» **EXERCISE GOAL**
Set down all of the data that follows word for word, without the images.

» **DATASET EXCERPT**
>> start

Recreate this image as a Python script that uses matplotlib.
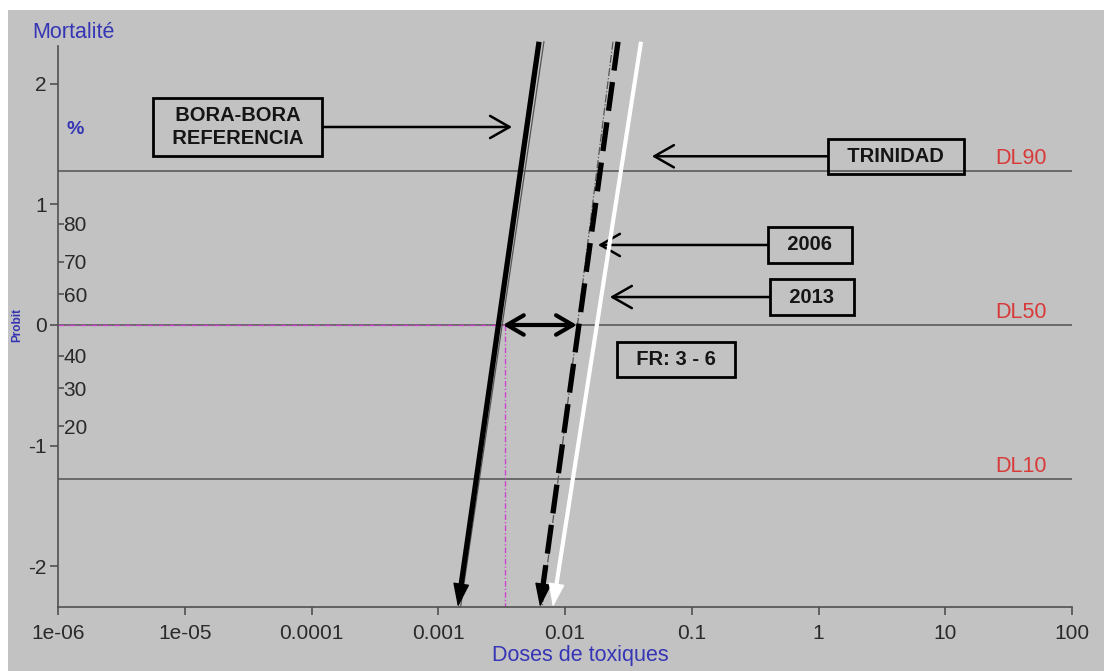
import matplotlib.pyplot as plt
import numpy as np
from statistics import NormalDist
from matplotlib.patches import Rectangle

plt.rcParams['font.family'] = ['Liberation Sans', 'DejaVu Sans']
plt.rcParams['axes.unicode_minus'] = False

# axe des doses (log) et axe probit
x_ticks = [1e-6, 1e-5, 1e-4, 1e-3, 1e-2, 1e-1, 1, 10, 100]
x_labels = ['1e-06', '1e-05', '0.0001', '0.001', '0.01', '0.1', '1', '10', '100']
y_ticks = [-2, -1, 0, 1, 2]
pct_ticks = [20, 30, 40, 60, 70, 80]
dl_levels = [10, 50, 90]

# droites dose-mortalite : dose au probit haut / probit bas
probit_ends = [2.35, -2.34]
bora_dose = [0.00624, 0.00143]
bora_ref_dose = [0.00682, 0.00150]
dose_2006 = [0.0262, 0.00635]
dose_2006_thin = [0.0239, 0.0066]
dose_2013 = [0.0398, 0.00803]

ld50_bora = 0.00337
fr_span = [0.00324, 0.0124]

# etiquettes encadrees
box_texts = ['BORA-BORA\nREFERENCIA', 'TRINIDAD', '2006', '2013']
box_x = [2.6e-5, 4.09, 0.857, 0.889]
box_y = [1.643, 1.40, 0.664, 0.232]
target_x = [0.00382, 0.0485, 0.0182, 0.0226]
fr_text = 'FR: 3 - 6'
fr_pos = (0.0752, -0.29)

blue = '#3535b5'
red = '#d83a3a'
gray_bg = '#c2c2c2'
probit = NormalDist().inv_cdf

fig = plt.figure(figsize=(11.04, 6.71), dpi=100, facecolor='white')
fig.add_artist(Rectangle((8 / 1104, 0), 1, 1 - 10 / 671, transform=fig.transFigure,
                         facecolor=gray_bg, edgecolor='none', zorder=-10))
ax = fig.add_axes([58 / 1104, 1 - 607 / 671, 1014 / 1104, 561 / 671])
ax.set_facecolor('none')
ax.set_xscale('log')
ax.set_xlim(1e-6, 100)
ax.set_ylim(-2.34, 2.315)
for s in ['top', 'right']:
    ax.spines[s].set_visible(False)
for s in ['left', 'bottom']:
    ax.spines[s].set_color('#505050')
    ax.spines[s].set_linewidth(1.2)
ax.set_xticks(x_ticks, x_labels)
ax.minorticks_off()
ax.set_yticks(y_ticks, [str(v) for v in y_ticks])
ax.tick_params(axis='both', labelsize=15, labelcolor='#2a2a2a', color='#505050', width=1.2)
ax.tick_params(axis='x', length=6, pad=6)
ax.tick_params(axis='y', length=6, pad=2)

# niveaux DL
for lvl in dl_levels:
    ax.axhline(probit(lvl / 100), color='#5a5a5a', lw=1.2, zorder=1)
    ax.annotate('DL%d' % lvl, xy=(24.7, probit(lvl / 100)), xytext=(0, 5),
                textcoords='offset points', va='baseline', ha='left', color=red, fontsize=15.5)

# repere DL50 Bora-Bora
ax.plot([1e-6, ld50_bora], [0, 0], color='#cc44cc', lw=1, dashes=(4, 1.5, 1, 1.5), zorder=2)
ax.plot([ld50_bora, ld50_bora], [0, -2.34], color='#cc44cc', lw=1, dashes=(4, 1.5, 1, 1.5), zorder=2)

# lignes fines
ax.plot(bora_ref_dose, probit_ends, color='#555555', lw=0.9, zorder=3, clip_on=False)
ax.plot(dose_2006_thin, probit_ends, color='#555555', lw=0.9, ls='-.', zorder=3, clip_on=False)


def dose_line(doses, color, lw, dashes=None):
    lx = np.log10(doses)
    f = 0.035
    bx = 10 ** (lx[1] + f * (lx[0] - lx[1]))
    by = probit_ends[1] + f * (probit_ends[0] - probit_ends[1])
    kw = dict(color=color, lw=lw, zorder=4, clip_on=False, solid_capstyle='butt')
    if dashes:
        kw['dashes'] = dashes
    ax.plot([doses[0], bx], [probit_ends[0], by], **kw)
    ax.annotate('', xy=(doses[1], probit_ends[1]), xytext=(bx, by),
                arrowprops=dict(arrowstyle='-|>,head_length=0.75,head_width=0.26',
                                mutation_scale=20, color=color, lw=1,
                                shrinkA=0, shrinkB=0), zorder=5, annotation_clip=False)


dose_line(bora_dose, 'black', 3.8)
dose_line(dose_2006, 'black', 3.8, dashes=(5.5, 2.2))
dose_line(dose_2013, 'white', 3.0)

# facteur de resistance
ax.annotate('', xy=(fr_span[1], 0), xytext=(fr_span[0], 0),
            arrowprops=dict(arrowstyle='<->,head_length=0.6,head_width=0.35',
                            mutation_scale=20, color='black', lw=3,
                            shrinkA=0, shrinkB=0), zorder=6)

bbox = dict(boxstyle='square,pad=0.4', fc='none', ec='black', lw=2)
for txt, tx, ty, px in zip(box_texts, box_x, box_y, target_x):
    padded = '\n'.join('  ' + line + '  ' for line in txt.split('\n'))
    ax.annotate(padded, xy=(px, ty), xytext=(tx, ty), ha='center', va='center',
                fontsize=14.5, fontweight='bold', color='#151515', linespacing=1.3,
                bbox=bbox,
                arrowprops=dict(arrowstyle='->,head_length=0.7,head_width=0.4',
                                mutation_scale=20, color='black', lw=1.8,
                                shrinkA=0, shrinkB=0))
ax.text(fr_pos[0], fr_pos[1], '  ' + fr_text + '  ', ha='center', va='center',
        fontsize=14.5, fontweight='bold', color='#151515', bbox=bbox)

# axe secondaire en %
ax2 = ax.twinx()
ax2.set_ylim(ax.get_ylim())
ax2.spines['right'].set_position(('axes', 0))
for s in ax2.spines.values():
    s.set_visible(False)
ax2.set_yticks([probit(p / 100) for p in pct_ticks], [str(p) for p in pct_ticks])
ax2.tick_params(axis='y', length=4, pad=0, labelsize=15, labelcolor='#2a2a2a',
                color='#505050', width=1.2)

ax.set_xlabel('Doses de toxiques', fontsize=15.5, color=blue)
ax.xaxis.set_label_coords(0.515, -0.068)
fig.text(32 / 1104, 1 - 33 / 671, 'Mortalité', fontsize=15.5, color=blue, ha='left', va='center')
fig.text(75 / 1104, 1 - 129 / 671, '%', fontsize=14, color=blue, ha='center', va='center',
         fontweight='bold')
fig.text(17 / 1104, 1 - 325 / 671, 'Probit', fontsize=8.5, color=blue, ha='center', va='center',
         fontweight='bold', rotation=90)

fig.savefig('out.png', dpi=100, facecolor=fig.get_facecolor())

>> end

» **SOLUTION TO THIS TASK**
Recreate this image as a Python script that uses matplotlib.
import matplotlib.pyplot as plt
import numpy as np
from statistics import NormalDist
from matplotlib.patches import Rectangle

plt.rcParams['font.family'] = ['Liberation Sans', 'DejaVu Sans']
plt.rcParams['axes.unicode_minus'] = False

# axe des doses (log) et axe probit
x_ticks = [1e-6, 1e-5, 1e-4, 1e-3, 1e-2, 1e-1, 1, 10, 100]
x_labels = ['1e-06', '1e-05', '0.0001', '0.001', '0.01', '0.1', '1', '10', '100']
y_ticks = [-2, -1, 0, 1, 2]
pct_ticks = [20, 30, 40, 60, 70, 80]
dl_levels = [10, 50, 90]

# droites dose-mortalite : dose au probit haut / probit bas
probit_ends = [2.35, -2.34]
bora_dose = [0.00624, 0.00143]
bora_ref_dose = [0.00682, 0.00150]
dose_2006 = [0.0262, 0.00635]
dose_2006_thin = [0.0239, 0.0066]
dose_2013 = [0.0398, 0.00803]

ld50_bora = 0.00337
fr_span = [0.00324, 0.0124]

# etiquettes encadrees
box_texts = ['BORA-BORA\nREFERENCIA', 'TRINIDAD', '2006', '2013']
box_x = [2.6e-5, 4.09, 0.857, 0.889]
box_y = [1.643, 1.40, 0.664, 0.232]
target_x = [0.00382, 0.0485, 0.0182, 0.0226]
fr_text = 'FR: 3 - 6'
fr_pos = (0.0752, -0.29)

blue = '#3535b5'
red = '#d83a3a'
gray_bg = '#c2c2c2'
probit = NormalDist().inv_cdf

fig = plt.figure(figsize=(11.04, 6.71), dpi=100, facecolor='white')
fig.add_artist(Rectangle((8 / 1104, 0), 1, 1 - 10 / 671, transform=fig.transFigure,
                         facecolor=gray_bg, edgecolor='none', zorder=-10))
ax = fig.add_axes([58 / 1104, 1 - 607 / 671, 1014 / 1104, 561 / 671])
ax.set_facecolor('none')
ax.set_xscale('log')
ax.set_xlim(1e-6, 100)
ax.set_ylim(-2.34, 2.315)
for s in ['top', 'right']:
    ax.spines[s].set_visible(False)
for s in ['left', 'bottom']:
    ax.spines[s].set_color('#505050')
    ax.spines[s].set_linewidth(1.2)
ax.set_xticks(x_ticks, x_labels)
ax.minorticks_off()
ax.set_yticks(y_ticks, [str(v) for v in y_ticks])
ax.tick_params(axis='both', labelsize=15, labelcolor='#2a2a2a', color='#505050', width=1.2)
ax.tick_params(axis='x', length=6, pad=6)
ax.tick_params(axis='y', length=6, pad=2)

# niveaux DL
for lvl in dl_levels:
    ax.axhline(probit(lvl / 100), color='#5a5a5a', lw=1.2, zorder=1)
    ax.annotate('DL%d' % lvl, xy=(24.7, probit(lvl / 100)), xytext=(0, 5),
                textcoords='offset points', va='baseline', ha='left', color=red, fontsize=15.5)

# repere DL50 Bora-Bora
ax.plot([1e-6, ld50_bora], [0, 0], color='#cc44cc', lw=1, dashes=(4, 1.5, 1, 1.5), zorder=2)
ax.plot([ld50_bora, ld50_bora], [0, -2.34], color='#cc44cc', lw=1, dashes=(4, 1.5, 1, 1.5), zorder=2)

# lignes fines
ax.plot(bora_ref_dose, probit_ends, color='#555555', lw=0.9, zorder=3, clip_on=False)
ax.plot(dose_2006_thin, probit_ends, color='#555555', lw=0.9, ls='-.', zorder=3, clip_on=False)


def dose_line(doses, color, lw, dashes=None):
    lx = np.log10(doses)
    f = 0.035
    bx = 10 ** (lx[1] + f * (lx[0] - lx[1]))
    by = probit_ends[1] + f * (probit_ends[0] - probit_ends[1])
    kw = dict(color=color, lw=lw, zorder=4, clip_on=False, solid_capstyle='butt')
    if dashes:
        kw['dashes'] = dashes
    ax.plot([doses[0], bx], [probit_ends[0], by], **kw)
    ax.annotate('', xy=(doses[1], probit_ends[1]), xytext=(bx, by),
                arrowprops=dict(arrowstyle='-|>,head_length=0.75,head_width=0.26',
                                mutation_scale=20, color=color, lw=1,
                                shrinkA=0, shrinkB=0), zorder=5, annotation_clip=False)


dose_line(bora_dose, 'black', 3.8)
dose_line(dose_2006, 'black', 3.8, dashes=(5.5, 2.2))
dose_line(dose_2013, 'white', 3.0)

# facteur de resistance
ax.annotate('', xy=(fr_span[1], 0), xytext=(fr_span[0], 0),
            arrowprops=dict(arrowstyle='<->,head_length=0.6,head_width=0.35',
                            mutation_scale=20, color='black', lw=3,
                            shrinkA=0, shrinkB=0), zorder=6)

bbox = dict(boxstyle='square,pad=0.4', fc='none', ec='black', lw=2)
for txt, tx, ty, px in zip(box_texts, box_x, box_y, target_x):
    padded = '\n'.join('  ' + line + '  ' for line in txt.split('\n'))
    ax.annotate(padded, xy=(px, ty), xytext=(tx, ty), ha='center', va='center',
                fontsize=14.5, fontweight='bold', color='#151515', linespacing=1.3,
                bbox=bbox,
                arrowprops=dict(arrowstyle='->,head_length=0.7,head_width=0.4',
                                mutation_scale=20, color='black', lw=1.8,
                                shrinkA=0, shrinkB=0))
ax.text(fr_pos[0], fr_pos[1], '  ' + fr_text + '  ', ha='center', va='center',
        fontsize=14.5, fontweight='bold', color='#151515', bbox=bbox)

# axe secondaire en %
ax2 = ax.twinx()
ax2.set_ylim(ax.get_ylim())
ax2.spines['right'].set_position(('axes', 0))
for s in ax2.spines.values():
    s.set_visible(False)
ax2.set_yticks([probit(p / 100) for p in pct_ticks], [str(p) for p in pct_ticks])
ax2.tick_params(axis='y', length=4, pad=0, labelsize=15, labelcolor='#2a2a2a',
                color='#505050', width=1.2)

ax.set_xlabel('Doses de toxiques', fontsize=15.5, color=blue)
ax.xaxis.set_label_coords(0.515, -0.068)
fig.text(32 / 1104, 1 - 33 / 671, 'Mortalité', fontsize=15.5, color=blue, ha='left', va='center')
fig.text(75 / 1104, 1 - 129 / 671, '%', fontsize=14, color=blue, ha='center', va='center',
         fontweight='bold')
fig.text(17 / 1104, 1 - 325 / 671, 'Probit', fontsize=8.5, color=blue, ha='center', va='center',
         fontweight='bold', rotation=90)

fig.savefig('out.png', dpi=100, facecolor=fig.get_facecolor())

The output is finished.